A single agent working alone is easy. A system where multiple agents coordinate work is where most people get lost. Three patterns solve 90% of cases.
The problem with scaling agents
A single agent with access to all tools and all context collapses quickly. The context window fills up, instructions mix together, and errors propagate uncontrolled. The solution isn’t bigger prompts — it’s smaller, well-coordinated systems.
Pattern 1: Orchestrator + Workers
The orchestrator receives the high-level task, breaks it down, and delegates to specialized workers. Each worker has a limited scope and specific tools.
Orchestrator: "Analyze this PR and write the report"
→ Worker A: reviews code changes (tools: Read, Bash/git)
→ Worker B: verifies tests (tools: Bash/npm test)
→ Worker C: drafts report (tools: Write)
The orchestrator receives the outputs and assembles them. No worker needs to know what the others are doing.
Pattern 2: Sequential pipeline
For processes where each step depends on the previous one. Data flows from agent to agent, each transforming the previous agent’s output.

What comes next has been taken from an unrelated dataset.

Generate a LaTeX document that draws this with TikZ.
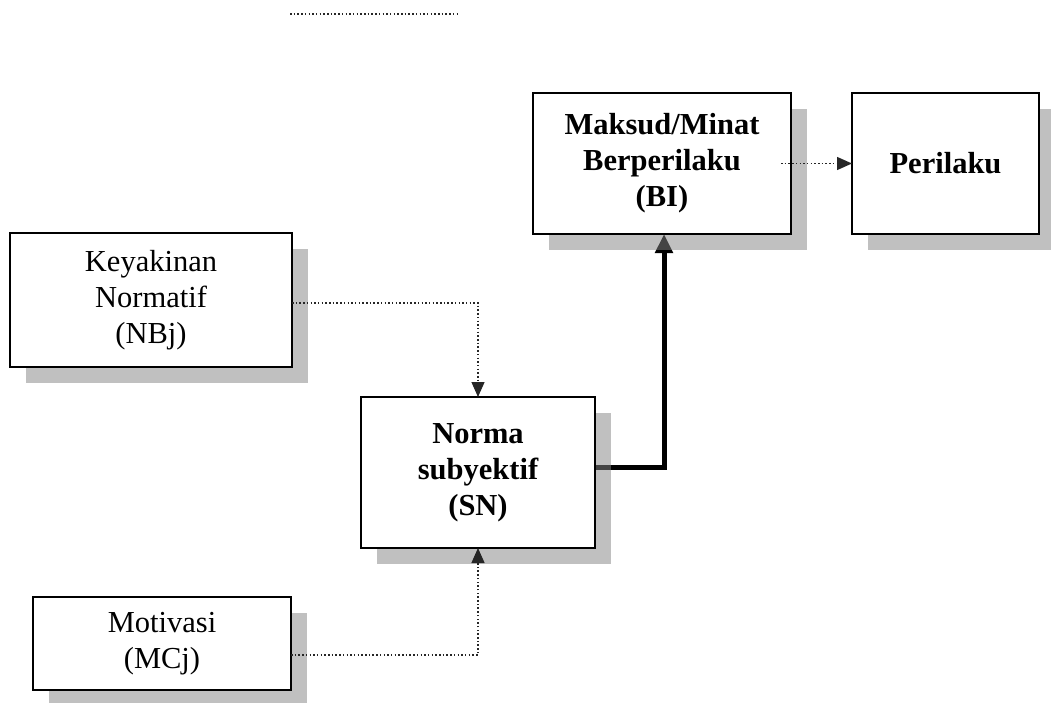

This pattern is simple but powerful for ETL processes, content pipelines, or any workflow where order matters. The risk is that an error in one step blocks the entire pipeline — you need to design handoffs with explicit validation.

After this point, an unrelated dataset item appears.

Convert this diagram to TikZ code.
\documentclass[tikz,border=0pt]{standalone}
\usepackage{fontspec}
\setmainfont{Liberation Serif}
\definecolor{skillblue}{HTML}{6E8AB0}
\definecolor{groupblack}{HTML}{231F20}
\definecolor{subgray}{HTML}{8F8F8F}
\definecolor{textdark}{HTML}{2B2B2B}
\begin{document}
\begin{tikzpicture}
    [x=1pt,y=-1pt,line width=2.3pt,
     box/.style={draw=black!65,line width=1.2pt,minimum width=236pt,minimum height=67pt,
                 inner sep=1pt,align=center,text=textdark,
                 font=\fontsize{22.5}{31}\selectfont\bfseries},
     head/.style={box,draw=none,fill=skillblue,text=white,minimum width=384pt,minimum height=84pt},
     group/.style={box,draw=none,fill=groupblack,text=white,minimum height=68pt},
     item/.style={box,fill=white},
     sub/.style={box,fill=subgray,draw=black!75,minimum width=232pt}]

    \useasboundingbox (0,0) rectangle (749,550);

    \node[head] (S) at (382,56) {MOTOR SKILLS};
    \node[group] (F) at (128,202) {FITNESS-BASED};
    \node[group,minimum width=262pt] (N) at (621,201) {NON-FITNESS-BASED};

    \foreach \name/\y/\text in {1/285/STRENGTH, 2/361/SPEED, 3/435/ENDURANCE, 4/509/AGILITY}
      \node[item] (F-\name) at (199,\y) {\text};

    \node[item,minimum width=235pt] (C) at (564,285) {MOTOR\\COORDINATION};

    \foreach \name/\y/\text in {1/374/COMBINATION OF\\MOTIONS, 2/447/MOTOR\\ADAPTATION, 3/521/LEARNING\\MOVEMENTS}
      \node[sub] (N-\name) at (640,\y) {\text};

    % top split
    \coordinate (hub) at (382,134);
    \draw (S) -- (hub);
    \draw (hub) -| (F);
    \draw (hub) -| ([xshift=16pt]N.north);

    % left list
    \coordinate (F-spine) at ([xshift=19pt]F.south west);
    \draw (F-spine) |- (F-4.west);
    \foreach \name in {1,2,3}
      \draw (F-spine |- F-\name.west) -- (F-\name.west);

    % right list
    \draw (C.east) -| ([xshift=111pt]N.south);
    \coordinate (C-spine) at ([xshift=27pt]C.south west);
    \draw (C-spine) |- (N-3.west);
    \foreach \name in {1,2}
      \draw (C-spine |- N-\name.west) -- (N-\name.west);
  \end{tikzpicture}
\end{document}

Pattern 3: Parallel fan-out
When you have independent tasks that can run simultaneously. The orchestrator launches them in parallel and waits for all results before continuing.
The implementation with the Claude API is straightforward: multiple async calls with asyncio.gather() in Python or Promise.all() in JS. Each agent’s context is independent, so there’s no interference risk.
The practical rule
Start with one agent. When you notice the context window filling up or the agent mixing distinct concerns, that’s when to separate. Each split should have a concrete reason — no premature abstractions.